The day before the party I spent rearranging the house so the wheelchair would fit through the normally blocked hallways, whilst my in-laws did an amazing job of putting up the decorations. By the time my fae returned home from her childminder, the downstairs of the house looked amazing and she was clearly excited. So excited, in fact, that she had to get up at 4am the day of the party. Still it gave me 12 hours to make the cupcakes and cookies from recipes that I found online. It turns out if you put the cookies and the coloured icing in front of children, you don’t have to actually decorate, you can give it to them as a ‘party activity’ and they do it for you.

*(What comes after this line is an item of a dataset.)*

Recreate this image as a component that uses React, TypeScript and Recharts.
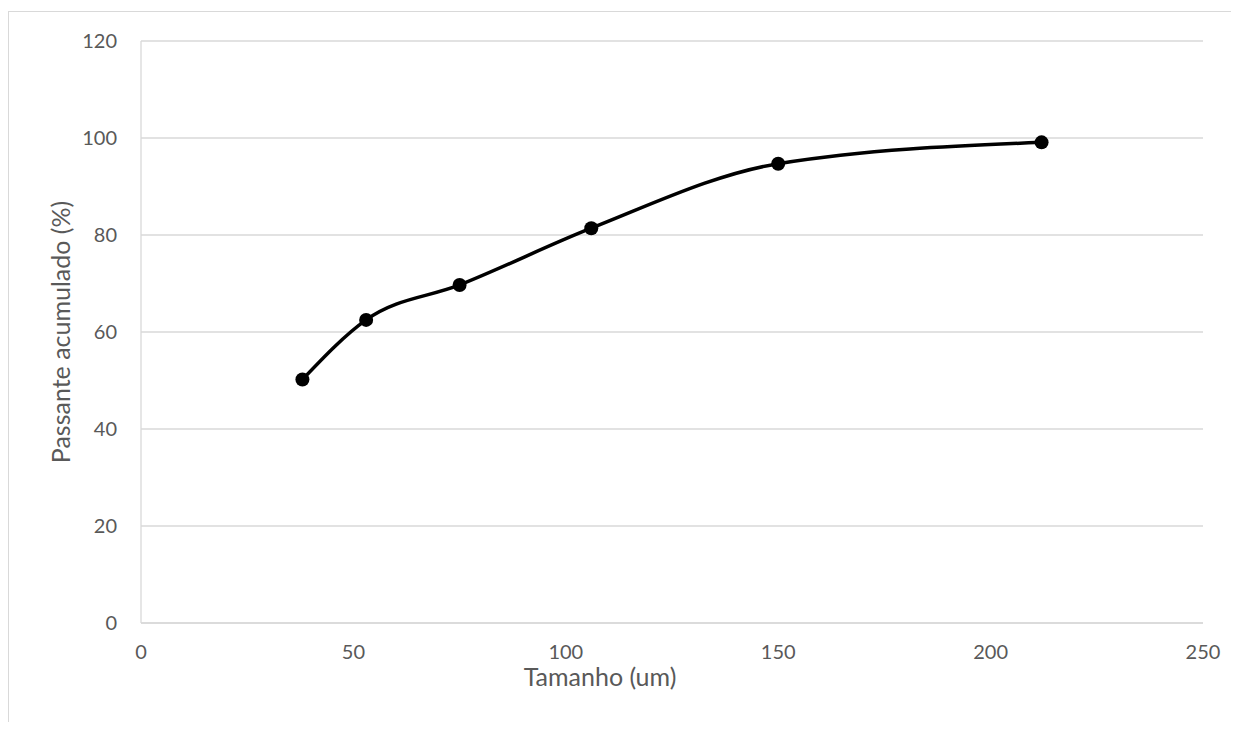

Score!
As for everything else: we fuelled them up on a few sandwiches; took them out trick or treating; and allowed them to collect their own bodyweight in candy. This was much easier than trying to stop them buzzing around the house like a swarm of riled hornets.
By 4 (the party was supposed to start at 4pm but I accidentally put 3 on the book of faces, so half the guests turned up early) some of the kids were done with everything and heading home and some hadn’t even arrived; I hadn’t finished putting my costume on; and one parent had texted me to tell me that they had used temporary tattoo paint instead of eyeliner and so were stuck as a cat for the next 3 days.
My predictions of chaos were at least accurate.
I forgot the glow bracelets when we took them out in the dark; I didn’t get the time to put my face mask on; and we completely ran out of spiders for pin the spider on the web (seriously 4 kids, 30 spiders.. it should have been enough). The witch’s hats that were supposed to be hoopla targets were used as inflatable cudgels, and after fights broke out for it I think 6 kids are getting x-rocker chairs for xmas. My mother-in-law had a heart attack when one child shoved my daughter, but she blithely shook it off and roared at the offending child (who’s child doesn’t turn into a mermaid-dinosaur hybrid for Halloween?) and they went off happily together. Situation normal, apparently.
Everyone had fun, and two parents confessed to stealing the cookies out of the goody bags I sent home before their offspring had a chance to see them, so I guess they were a hit. So I think we will call the evening a success.
Now a month’s break before planning the xmas party, bring on the eggnog.